Electorally, Sanders on the ticket would completely blunt any Nader-like third party movement that could cost the Democrats critical votes in a close election. It's the strongest Democratic ticket by far against Trump-Kasich or something close to it. That's why it's going to happen. [The intelligent among the Sanders supporters realize that in the end he is probably not going to be on the top of the ticket, so they avoid and openly discourage too much criticism of Hillary Clinton. They don't want to poison well too much for when the inevitable reconciliation must happen.]

On the other hand, Hillary is still acting as if she will have a completely free hand strategically to choose someone like this obscure guy as VP at the convention. He is no doubt part of a general strategy to appeal to a certain segment within the Democratic base. He's an junior Establishment insider-in-the-making (for they must always be planning for the next wave). In her mind, if she chose him, she would be all-but appointing him as future president in the year 2028 or 2032.
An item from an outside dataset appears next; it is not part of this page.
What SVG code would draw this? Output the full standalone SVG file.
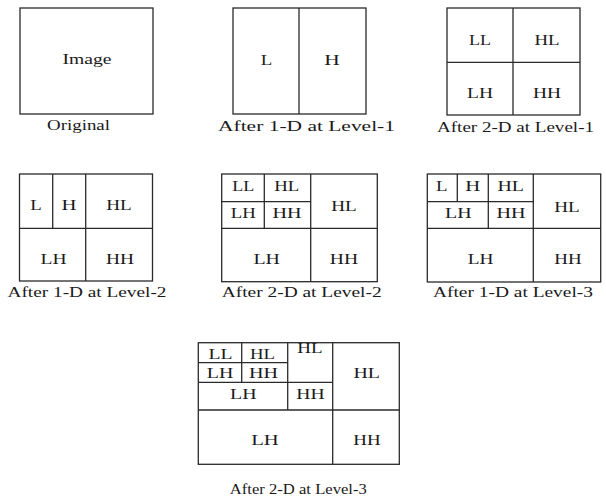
<svg xmlns="http://www.w3.org/2000/svg" width="606" height="499" viewBox="0 0 606 499">
<style>
rect.b{fill:#fff;stroke:#2a2a2a;stroke-width:1.3}
line{stroke:#2a2a2a;stroke-width:1.3}
text{font-family:"Liberation Serif","Times New Roman",serif;font-size:15px;fill:#1a1a1a;text-anchor:middle}
</style>
<rect width="606" height="499" fill="#fff"/>
<g id="original">
<rect class="b" x="20" y="8" width="133" height="106"/>
<text x="87" y="64" textLength="49" lengthAdjust="spacingAndGlyphs">Image</text>
<text x="78.5" y="129.5" textLength="63" lengthAdjust="spacingAndGlyphs">Original</text>
</g>
<g id="level1-1d">
<rect class="b" x="233" y="8" width="133" height="106"/>
<line x1="299" y1="8" x2="299" y2="114"/>
<text x="266.5" y="65" textLength="11.5" lengthAdjust="spacingAndGlyphs">L</text>
<text x="332" y="65" textLength="15.5" lengthAdjust="spacingAndGlyphs">H</text>
<text x="306.5" y="130.7" textLength="177" lengthAdjust="spacingAndGlyphs">After 1-D at Level-1</text>
</g>
<g id="level1-2d">
<rect class="b" x="447" y="8" width="133" height="107"/>
<line x1="513" y1="8" x2="513" y2="115"/>
<line x1="447" y1="62.3" x2="580" y2="62.3"/>
<text x="480" y="45" textLength="22" lengthAdjust="spacingAndGlyphs">LL</text>
<text x="547" y="45" textLength="25" lengthAdjust="spacingAndGlyphs">HL</text>
<text x="480" y="98" textLength="26" lengthAdjust="spacingAndGlyphs">LH</text>
<text x="547" y="98" textLength="28" lengthAdjust="spacingAndGlyphs">HH</text>
<text x="515.5" y="131.7" textLength="157" lengthAdjust="spacingAndGlyphs">After 2-D at Level-1</text>
</g>
<g id="level2-1d">
<rect class="b" x="19.5" y="174" width="133" height="107"/>
<line x1="19.5" y1="228.3" x2="152.5" y2="228.3"/>
<line x1="85.7" y1="174" x2="85.7" y2="281"/>
<line x1="52.7" y1="174" x2="52.7" y2="228.3"/>
<text x="36" y="210" textLength="11.5" lengthAdjust="spacingAndGlyphs">L</text>
<text x="69" y="210" textLength="15" lengthAdjust="spacingAndGlyphs">H</text>
<text x="119" y="210" textLength="25.5" lengthAdjust="spacingAndGlyphs">HL</text>
<text x="53.5" y="264" textLength="26" lengthAdjust="spacingAndGlyphs">LH</text>
<text x="120" y="264" textLength="28" lengthAdjust="spacingAndGlyphs">HH</text>
<text x="87" y="296.7" textLength="159" lengthAdjust="spacingAndGlyphs">After 1-D at Level-2</text>
</g>
<g id="level2-2d">
<rect class="b" x="221.7" y="174" width="155.6" height="107.7"/>
<line x1="310.7" y1="174" x2="310.7" y2="281.7"/>
<line x1="221.7" y1="228.3" x2="377.3" y2="228.3"/>
<line x1="221.7" y1="201.7" x2="310.7" y2="201.7"/>
<line x1="264.3" y1="174" x2="264.3" y2="228.3"/>
<text x="243.3" y="190.7" textLength="22" lengthAdjust="spacingAndGlyphs">LL</text>
<text x="286.7" y="190.7" textLength="25" lengthAdjust="spacingAndGlyphs">HL</text>
<text x="243.3" y="217.5" textLength="25" lengthAdjust="spacingAndGlyphs">LH</text>
<text x="287" y="217.5" textLength="29" lengthAdjust="spacingAndGlyphs">HH</text>
<text x="344" y="210.7" textLength="25.5" lengthAdjust="spacingAndGlyphs">HL</text>
<text x="266.7" y="264" textLength="26.5" lengthAdjust="spacingAndGlyphs">LH</text>
<text x="344" y="264" textLength="28.3" lengthAdjust="spacingAndGlyphs">HH</text>
<text x="301.7" y="296.7" textLength="160" lengthAdjust="spacingAndGlyphs">After 2-D at Level-2</text>
</g>
<g id="level3-1d">
<rect class="b" x="427.3" y="174" width="173.4" height="108"/>
<line x1="533.3" y1="174" x2="533.3" y2="282"/>
<line x1="427.3" y1="228.3" x2="600.7" y2="228.3"/>
<line x1="427.3" y1="201.7" x2="533.3" y2="201.7"/>
<line x1="488.3" y1="174" x2="488.3" y2="228.3"/>
<line x1="457.3" y1="174" x2="457.3" y2="201.7"/>
<text x="441.7" y="190.7" textLength="11.5" lengthAdjust="spacingAndGlyphs">L</text>
<text x="472.7" y="190.7" textLength="15" lengthAdjust="spacingAndGlyphs">H</text>
<text x="510.7" y="190.7" textLength="26.5" lengthAdjust="spacingAndGlyphs">HL</text>
<text x="458.3" y="218" textLength="26.5" lengthAdjust="spacingAndGlyphs">LH</text>
<text x="511" y="218" textLength="29" lengthAdjust="spacingAndGlyphs">HH</text>
<text x="567" y="211.5" textLength="25.5" lengthAdjust="spacingAndGlyphs">HL</text>
<text x="480.5" y="263.5" textLength="25.7" lengthAdjust="spacingAndGlyphs">LH</text>
<text x="568" y="263.5" textLength="27.3" lengthAdjust="spacingAndGlyphs">HH</text>
<text x="513" y="297" textLength="160" lengthAdjust="spacingAndGlyphs">After 1-D at Level-3</text>
</g>
<g id="level3-2d">
<rect class="b" x="198.3" y="342.7" width="201" height="121.6"/>
<line x1="332.7" y1="342.7" x2="332.7" y2="464.3"/>
<line x1="198.3" y1="410" x2="399.3" y2="410"/>
<line x1="287.7" y1="342.7" x2="287.7" y2="410"/>
<line x1="198.3" y1="382.3" x2="332.7" y2="382.3"/>
<line x1="198.3" y1="362.7" x2="287.7" y2="362.7"/>
<line x1="241.7" y1="342.7" x2="241.7" y2="382.3"/>
<text x="220.5" y="359.3" textLength="24" lengthAdjust="spacingAndGlyphs">LL</text>
<text x="262.5" y="359.3" textLength="25" lengthAdjust="spacingAndGlyphs">HL</text>
<text x="220" y="378.3" textLength="26.5" lengthAdjust="spacingAndGlyphs">LH</text>
<text x="263.5" y="378.3" textLength="29" lengthAdjust="spacingAndGlyphs">HH</text>
<text x="310" y="353.3" textLength="25.3" lengthAdjust="spacingAndGlyphs">HL</text>
<text x="243.3" y="399" textLength="26.5" lengthAdjust="spacingAndGlyphs">LH</text>
<text x="310.5" y="398.5" textLength="28.3" lengthAdjust="spacingAndGlyphs">HH</text>
<text x="366.7" y="378.3" textLength="26.5" lengthAdjust="spacingAndGlyphs">HL</text>
<text x="265" y="445" textLength="27.5" lengthAdjust="spacingAndGlyphs">LH</text>
<text x="367" y="445" textLength="27.3" lengthAdjust="spacingAndGlyphs">HH</text>
<text x="298.3" y="494" textLength="137" lengthAdjust="spacingAndGlyphs">After 2-D at Level-3</text>
</g>
</svg>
If so, she would not want to change such a long-term plan. Her campaign strategy plan is no doubt a collection of the most beautiful PowerPoint presentations ever created by man, woman, or otherwise. Many hours of thought and meetings have been condensed into the wisdom they contain. Moreover, the Establishment is short on new generation talent and needs to grow some heirs ASAP. Biden was a dead-end, almost literally. They can't waste the VP slot on a doofus like Sanders who only leads to bad things. [Not to mention his supporters wouldn't care a whit if she were impeached. They would cheer it on!]

Like all true insiders to the Establishment, Hillary Clinton is brutal of temperament and unforgiving of dissent. By accounts of people who have been around her, including her bodyguards,  she treats her underlings like dirt. That's actually one of the ways insiders know each other, namely by this ability to act like a Pharaoh.

Much more than money, this attitude is what determines class. It comes across as psychopathy, but the elite believe it is a necessary evil, to be this way. To the Establishment, this is the only way to become the kind of person who can concentrate all his or her energies on being a guardian in the global age. Mere mortals, who have undergone the struggle to live a decent life, have too much empathy for people who serve them. They can't cut it as Pharaoh.  One must be bred and trained in this attitude for a long time. In their mind, they make the sacrifice of looking like assholes to us, so that they can keep the world running for us to enjoy. It's the way things have to be.

Statue of Hatshepsut, fifth pharaoh of the Eighteenth Dynasty. She was chief wife of Thutmose II and succeeded him to the throne in 1478 BC. Statue on display at the Metropolitan Museum of Art.
By Postdlf from w, CC BY-SA 3.0, https://commons.wikimedia.org/w/index.php?curid=895004


Sanders' problem is that Hillary is especially thin-skinned, even for a globalist. To her, it matters greatly that he has insulted her. She no doubt hates his guts. She no doubt would decree that he will never be allowed to be an insider, even if he wanted. To her,  it is a sign of bad character that he doesn't want to be an insider.  It means he is uninitiated to the way things really are. It means he's a freakin' rube.

It would be humiliating for her to offer him the slot, when she already has a plan to give it to someone else.

In any case, if he is chosen as her VP or not, his supporters will eventually suck it up and vote for her in November. They will rally to the Progressive Pharaohess.

But will she suck it up at the convention and give her one meaningful vote to the man who could actually give her a fighting chance against Trump/Mr.X in November?

What an election it's going to be!***



***in this or any other scenario of how it actually winds up playing out.